2004 Denver Annual Meeting (November 7–10, 2004)

Paper No. 5
Presentation Time: 9:00 AM

TOPOGRAPHIC SLOPE DISTRIBUTIONS, PROCESS DOMINANCE, AND EQUIFINALITY


WOLINSKY, Matthew, Earth and Ocean Sciences, Duke Univ, 103 Old Chemistry, Box 90229, Durham, NC 27708 and PRATSON, Lincoln, Earth and Ocean Sciences, Duke Univ, 103 Old Chemistry, Durham, NC 27708-0230, maw@duke.edu

A systematic trend in the shape of topographic slope distributions is revealed by quantitative analysis of more than 10,000 slope distributions subsampled from digital elevation models (DEMs) of mountainous landscapes. The slope distributions are unimodal and change from positively skewed to negatively skewed as mean slope increases. This trend holds across 28 DEMs representing landscapes with diverse tectonic, lithologic, and climatic histories, and is recorded in DEMs of different spatial resolution.
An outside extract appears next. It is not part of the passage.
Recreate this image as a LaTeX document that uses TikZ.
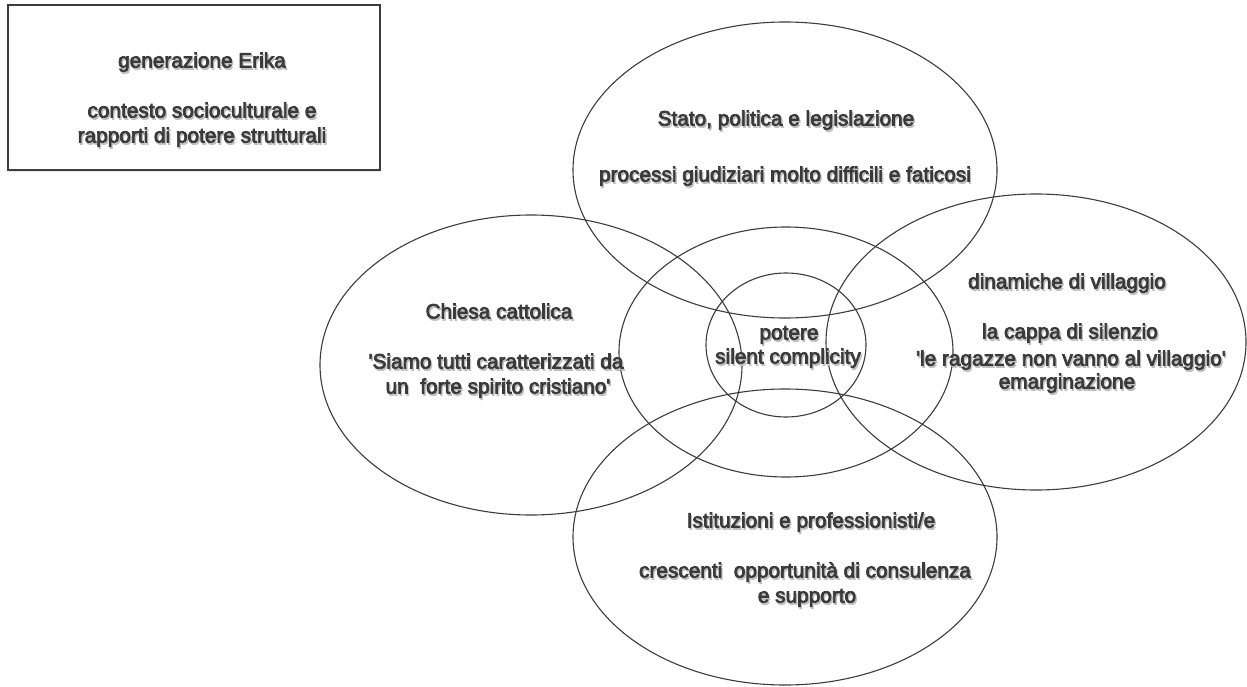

Slope skewness is a normalized index of slope distribution shape, and is unaffected by scaling of topographic relief (i.e. vertical exaggeration), which affects slope mean and standard deviation identically. Therefore the transition in skewness must reflect a change in landscape morphology as mean slope increases. To explain the skewness trend we use a process-based landscape model which incorporates creep, wash, and failure processes. We find that end-member landscapes which are creep and/or wash dominated have positively skewed slope distributions, while failure dominated end-member landscapes have negatively skewed slope distributions. This suggests that the skewness trend is caused by a change in hillslope process dominance, from creep and/or wash when mean slope is low, to slope failure when mean slope is high. In the model, this process transition is governed by a non-dimensional uplift number, and we reproduce the skewness trend by simulating a series of landscapes along a trajectory of increasing uplift number. The uplift number reflects the balance between processes of relief denudation and processes of relief generation. Since many different combinations of tectonic, climatic, lithologic and geomorphic variables can produce the same uplift number, this provides a basis for morphologic equivalences between the diverse landscapes in our study.